Harold Everett Greer (1936-2018) attended the 1924 Douglass building and graduated in the 1950s. He went on to Marshall University, becoming the first African American athlete in the school's history. From there he was drafted by the Syracuse Nationals in 1958. When the franchise moved to Philadelphia in 1963 and became the 76ers, Greer moved with them. He played fifteen NBA seasons, made ten All-Star teams, won an NBA Championship in 1967, and was inducted into the Naismith Memorial Basketball Hall of Fame in 1982. His jersey number 15 hangs in the rafters at the 76ers' arena. In Huntington, the major thoroughfare Hal Greer Boulevard - the road that connects the city to Marshall University and to the interstate - is named for him. He was a hometown kid who became one of basketball's greats.

Ira De Augustine Reid

Among the faculty who taught at Douglass in its prime years was Ira De Augustine Reid (1901-1968), a prominent sociologist who would later lead the Atlanta University department after W. E. B. Du Bois.

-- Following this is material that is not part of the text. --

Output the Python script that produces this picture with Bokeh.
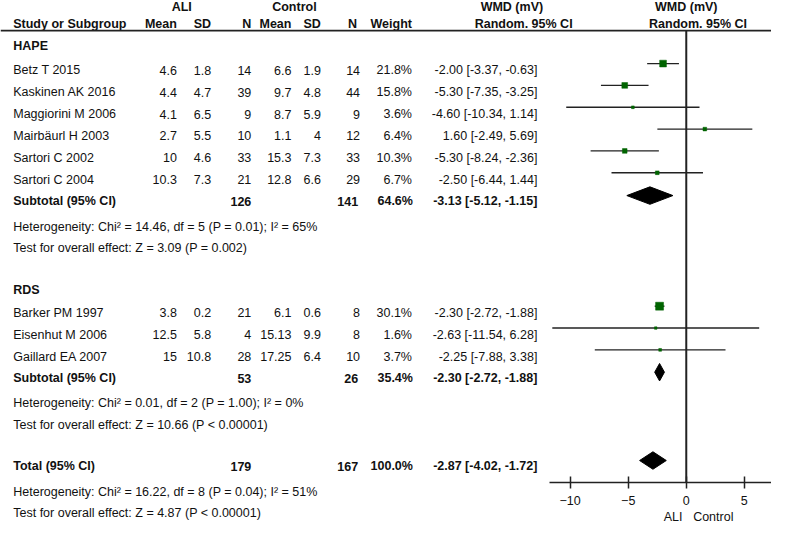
import numpy as np
from bokeh.plotting import figure
from bokeh.models import Range1d, LinearAxis, FixedTicker, ColumnDataSource, Span
from bokeh.core.properties import value
from bokeh.embed import file_html
from bokeh.resources import INLINE

# ---------------- data ----------------
hape_names = ["Betz T 2015", "Kaskinen AK 2016", "Maggiorini M 2006",
              "Mairbäurl H 2003", "Sartori C 2002", "Sartori C 2004"]
hape_ali_mean = [4.6, 4.4, 4.1, 2.7, 10, 10.3]
hape_ali_sd = [1.8, 4.7, 6.5, 5.5, 4.6, 7.3]
hape_ali_n = [14, 39, 9, 10, 33, 21]
hape_ctl_mean = [6.6, 9.7, 8.7, 1.1, 15.3, 12.8]
hape_ctl_sd = [1.9, 4.8, 5.9, 4, 7.3, 6.6]
hape_ctl_n = [14, 44, 9, 12, 33, 29]
hape_weight = [21.8, 15.8, 3.6, 6.4, 10.3, 6.7]
hape_wmd = [-2.00, -5.30, -4.60, 1.60, -5.30, -2.50]
hape_lo = [-3.37, -7.35, -10.34, -2.49, -8.24, -6.44]
hape_hi = [-0.63, -3.25, 1.14, 5.69, -2.36, 1.44]

rds_names = ["Barker PM 1997", "Eisenhut M 2006", "Gaillard EA 2007"]
rds_ali_mean = [3.8, 12.5, 15]
rds_ali_sd = [0.2, 5.8, 10.8]
rds_ali_n = [21, 4, 28]
rds_ctl_mean = [6.1, 15.13, 17.25]
rds_ctl_sd = [0.6, 9.9, 6.4]
rds_ctl_n = [8, 8, 10]
rds_weight = [30.1, 1.6, 3.7]
rds_wmd = [-2.30, -2.63, -2.25]
rds_lo = [-2.72, -11.54, -7.88]
rds_hi = [-1.88, 6.28, 3.38]

# subtotals / total: label, ALI N, Control N, weight, est, lo, hi
summary_labels = ["Subtotal (95% CI)", "Subtotal (95% CI)", "Total (95% CI)"]
summary_ali_n = [126, 53, 179]
summary_ctl_n = [141, 26, 167]
summary_weight = [64.6, 35.4, 100.0]
summary_est = [-3.13, -2.30, -2.87]
summary_lo = [-5.12, -2.72, -4.02]
summary_hi = [-1.15, -1.88, -1.72]

het_texts = ["Heterogeneity: Chi² = 14.46, df = 5 (P = 0.01); I² = 65%",
             "Heterogeneity:  Chi² = 0.01, df = 2 (P = 1.00); I² = 0%",
             "Heterogeneity: Chi² = 16.22, df = 8 (P = 0.04); I² = 51%"]
test_texts = ["Test for overall effect: Z = 3.09 (P = 0.002)",
              "Test for overall effect: Z = 10.66 (P < 0.00001)",
              "Test for overall effect: Z = 4.87 (P < 0.00001)"]
group_labels = ["HAPE", "RDS"]
axis_ticks = [-10, -5, 0, 5]
axis_words = ["ALI", "Control"]

# ---------------- layout ----------------
FONT = "Liberation Sans"
FS = "12.5px"
TXT = "#111111"
GREEN = "#006400"
LINE = "#222222"

REF_W, REF_H = 787, 542
W, H = 771, 526
ZERO_X, PX_PER_UNIT = 700, 11.85

p = figure(width=W, height=H, x_range=Range1d(0, REF_W), y_range=Range1d(REF_H, 0),
           x_axis_type=None, y_axis_type=None, output_backend="svg",
           toolbar_location=None, min_border=0, outline_line_color=None)
p.extra_x_ranges = {"wmd": Range1d(-ZERO_X / PX_PER_UNIT, (REF_W - ZERO_X) / PX_PER_UNIT)}

step = 22.5
y_head1, y_head2, y_rule = 7, 24.5, 31
y_hape_lab = 47
y_hape = 72 + step * np.arange(len(hape_names))
y_hape_sub = y_hape[-1] + step
y_hape_het = y_hape_sub + 26
y_hape_test = y_hape_het + 22
y_rds_lab = y_hape_test + 43
y_rds = y_rds_lab + 24 + step * np.arange(len(rds_names))
y_rds_sub = y_rds[-1] + 22
y_rds_het = y_rds_sub + 26
y_rds_test = y_rds_het + 22
y_tot = y_rds_test + 43
y_tot_het = y_tot + 26
y_tot_test = y_tot_het + 22
y_axis = 497
y_axis_words = 532
MOFF = 7  # markers sit slightly above text centre

y_sum = [y_hape_sub, y_rds_sub, y_tot]
y_het = [y_hape_het, y_rds_het, y_tot_het]
y_test = [y_hape_test, y_rds_test, y_tot_test]


def txt(xs, ys, texts, align="right", bold=False, range_name="default"):
    n = len(texts)
    xs = list(xs) if np.ndim(xs) else [xs] * n
    ys = list(ys) if np.ndim(ys) else [ys] * n
    src = ColumnDataSource(dict(x=xs, y=ys, t=list(texts)))
    p.text(x="x", y="y", text="t", source=src, text_align=align,
           text_baseline="middle", text_font=value(FONT), text_font_size=FS,
           text_font_style="bold" if bold else "normal", text_color=TXT,
           x_range_name=range_name)


def g(v):
    return f"{v:g}"


# headers
txt([185, 300, 522, 700], y_head1, ["ALI", "Control", "WMD (mV)", "WMD (mV)"], align="center", bold=True)
txt(13, y_head2, ["Study or Subgroup"], align="left", bold=True)
txt([180, 215, 256, 297, 327, 364, 420], y_head2,
    ["Mean", "SD", "N", "Mean", "SD", "N", "Weight"], bold=True)
txt([534, 712], y_head2, ["Random. 95% CI", "Random. 95% CI"], align="center", bold=True)
p.add_layout(Span(location=y_rule, dimension="width", line_color=LINE, line_width=1.8))

# group labels
txt(13, [y_hape_lab, y_rds_lab], group_labels, align="left", bold=True)

# study rows
names = hape_names + rds_names
ys = list(y_hape) + list(y_rds)
ali_mean = hape_ali_mean + rds_ali_mean
ali_sd = hape_ali_sd + rds_ali_sd
ali_n = hape_ali_n + rds_ali_n
ctl_mean = hape_ctl_mean + rds_ctl_mean
ctl_sd = hape_ctl_sd + rds_ctl_sd
ctl_n = hape_ctl_n + rds_ctl_n
weight = hape_weight + rds_weight
wmd = hape_wmd + rds_wmd
lo = hape_lo + rds_lo
hi = hape_hi + rds_hi

txt(13, ys, names, align="left")
txt(180, ys, [g(v) for v in ali_mean])
txt(215, ys, [g(v) for v in ali_sd])
txt(256, ys, [str(v) for v in ali_n])
txt(297, ys, [g(v) for v in ctl_mean])
txt(327, ys, [g(v) for v in ctl_sd])
txt(367, ys, [str(v) for v in ctl_n])
txt(420, ys, [f"{w:.1f}%" for w in weight])
txt(548, ys, [f"{e:.2f} [{a:.2f}, {b:.2f}]" for e, a, b in zip(wmd, lo, hi)])

# summary rows
txt(13, y_sum, summary_labels, align="left", bold=True)
txt(256, y_sum, [str(v) for v in summary_ali_n], bold=True)
txt(365, y_sum, [str(v) for v in summary_ctl_n], bold=True)
txt(421, y_sum, [f"{w:.1f}%" for w in summary_weight], bold=True)
txt(548, y_sum, [f"{e:.2f} [{a:.2f}, {b:.2f}]" for e, a, b in
                 zip(summary_est, summary_lo, summary_hi)], bold=True)
txt(13, y_het, het_texts, align="left")
txt(13, y_test, test_texts, align="left")

# forest plot
ym = [y - MOFF for y in ys]
p.segment(x0=[0], y0=[y_rule], x1=[0], y1=[y_axis], x_range_name="wmd",
          line_color=LINE, line_width=2)
p.segment(x0=lo, y0=ym, x1=hi, y1=ym, x_range_name="wmd", line_color=LINE, line_width=1.4)
sizes = [max(2.5, 1.45 * np.sqrt(w)) for w in weight]
p.scatter(x=wmd, y=ym, size=sizes, marker="square", fill_color=GREEN,
          line_color=GREEN, line_width=0.5, x_range_name="wmd")

dh = 9
dxs = [[a, e, b, e] for a, e, b in zip(summary_lo, summary_est, summary_hi)]
dys = [[y - 6, y - 6 - dh, y - 6, y - 6 + dh] for y in y_sum]
p.patches(xs=dxs, ys=dys, fill_color="black", line_color="black", x_range_name="wmd")

ax = LinearAxis(x_range_name="wmd", ticker=FixedTicker(ticks=axis_ticks),
                fixed_location=y_axis, bounds=(min(lo) - 0.27, (REF_W - ZERO_X) / PX_PER_UNIT))
ax.axis_line_color = LINE
ax.axis_line_width = 1.5
ax.major_tick_line_color = LINE
ax.major_tick_line_width = 1.5
ax.major_tick_in = 6
ax.major_tick_out = 6
ax.minor_tick_line_color = None
ax.major_label_text_font = FONT
ax.major_label_text_font_size = FS
ax.major_label_text_color = TXT
ax.major_label_standoff = 7
p.add_layout(ax, "below")

txt([677, 707], y_axis_words, axis_words, align="left")

open("out.html", "w").write(file_html(p, INLINE))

Reid was one of the foremost African American sociologists of the twentieth century, with major scholarly contributions to the study of African American migration, labor, and community life. His presence on the Douglass faculty is one indication of the caliber of teachers the school was able to attract during segregation - in part because the broader academic world offered limited opportunities to Black scholars, and Black schools like Douglass became gathering places for talent that would have been welcomed at any institution in a fairer system.

After 1961

Douglass closed as a school in 1961, when Cabell County's school system was desegregated and Black students were absorbed into formerly all-white schools. The building continued to be used for special education classes until 1981, then housed school district administrative offices. It is now a community center. Listed on the National Register of Historic Places in 1985, the building is acknowledged as the historic structure it is - an architectural and educational monument to a particular African American community in a particular American place. The school has been gone for over six decades, but its alumni list and the contributions those alumni made are why the building still matters.

From the Air

Located at 38.414 degrees north, 82.431 degrees west, in Huntington, West Virginia. Recommended viewing altitude 3,000 to 4,500 feet AGL for clear views of the school building and surrounding neighborhood. Nearest airport is Tri-State (KHTS), about 5 nautical miles east-northeast. The building sits in west Huntington, within the city's grid pattern, and is identifiable by its substantial three-story red-brick form.